Without including any images, repeat the data exactly.

-- Start Supplied data --

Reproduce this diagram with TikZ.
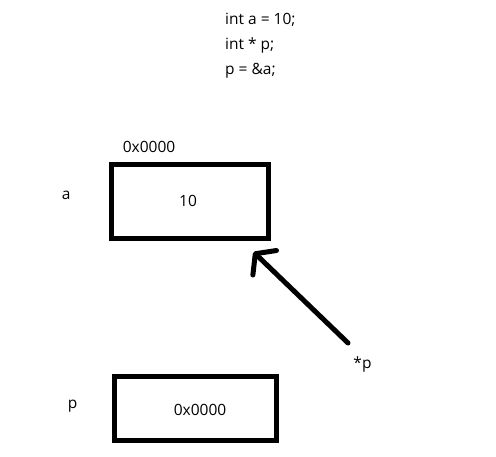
\documentclass[tikz,border=0pt]{standalone}
\usepackage{fontspec}
\setmainfont{Open Sans}
\usetikzlibrary{positioning, arrows.meta}

\begin{document}
\begin{tikzpicture}[x=1pt, y=-1pt,
    cell/.style={draw, line width=5pt, inner sep=0pt},
    txt/.style={font=\fontsize{15.5}{18}\selectfont, inner sep=0pt}]
  \useasboundingbox (0,0) rectangle (496,456);
  % the three lines of code
  \node[txt, anchor=base west] (code1) at (225,24) {int a = 10;};
  \node[txt, anchor=base west] (code2) at (225,49) {int * p;};
  \node[txt, anchor=base west] (code3) at (225,74) {p = \&a;};

  % variable a
  \node[cell, minimum width=156.5pt, minimum height=74pt] (boxa) at (189.75,201.5) {};
  \node[txt, anchor=base] (vala) at (188,206) {10};
  \node[txt, anchor=base] (addra) at (149,152.7) {0x0000};
  \node[txt, anchor=base] (namea) at (66.3,199.3) {a};

  % pointer p
  \node[cell, minimum width=162pt, minimum height=64pt] (boxp) at (195.5,408.5) {};
  \node[txt, anchor=base] (valp) at (200,415.7) {0x0000};
  \node[txt, anchor=base] (namep) at (72.5,408.7) {p};

  % *p points back at a
  \node[txt, anchor=base] (deref) at (362.5,368.3) {*p};
  \coordinate (tail) at (348,343);
  \coordinate[below left=11pt and 17pt of boxa.south east] (tip);
  \draw[line width=5pt, line cap=round, line join=round,
        -{Straight Barb[length=13pt, width=34pt, line cap=round, line join=round]}]
    (tail) -- (tip);
\end{tikzpicture}
\end{document}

-- End Supplied data --

- **Correct result**
Reproduce this diagram with TikZ.
\documentclass[tikz,border=0pt]{standalone}
\usepackage{fontspec}
\setmainfont{Open Sans}
\usetikzlibrary{positioning, arrows.meta}

\begin{document}
\begin{tikzpicture}[x=1pt, y=-1pt,
    cell/.style={draw, line width=5pt, inner sep=0pt},
    txt/.style={font=\fontsize{15.5}{18}\selectfont, inner sep=0pt}]
  \useasboundingbox (0,0) rectangle (496,456);
  % the three lines of code
  \node[txt, anchor=base west] (code1) at (225,24) {int a = 10;};
  \node[txt, anchor=base west] (code2) at (225,49) {int * p;};
  \node[txt, anchor=base west] (code3) at (225,74) {p = \&a;};

  % variable a
  \node[cell, minimum width=156.5pt, minimum height=74pt] (boxa) at (189.75,201.5) {};
  \node[txt, anchor=base] (vala) at (188,206) {10};
  \node[txt, anchor=base] (addra) at (149,152.7) {0x0000};
  \node[txt, anchor=base] (namea) at (66.3,199.3) {a};

  % pointer p
  \node[cell, minimum width=162pt, minimum height=64pt] (boxp) at (195.5,408.5) {};
  \node[txt, anchor=base] (valp) at (200,415.7) {0x0000};
  \node[txt, anchor=base] (namep) at (72.5,408.7) {p};

  % *p points back at a
  \node[txt, anchor=base] (deref) at (362.5,368.3) {*p};
  \coordinate (tail) at (348,343);
  \coordinate[below left=11pt and 17pt of boxa.south east] (tip);
  \draw[line width=5pt, line cap=round, line join=round,
        -{Straight Barb[length=13pt, width=34pt, line cap=round, line join=round]}]
    (tail) -- (tip);
\end{tikzpicture}
\end{document}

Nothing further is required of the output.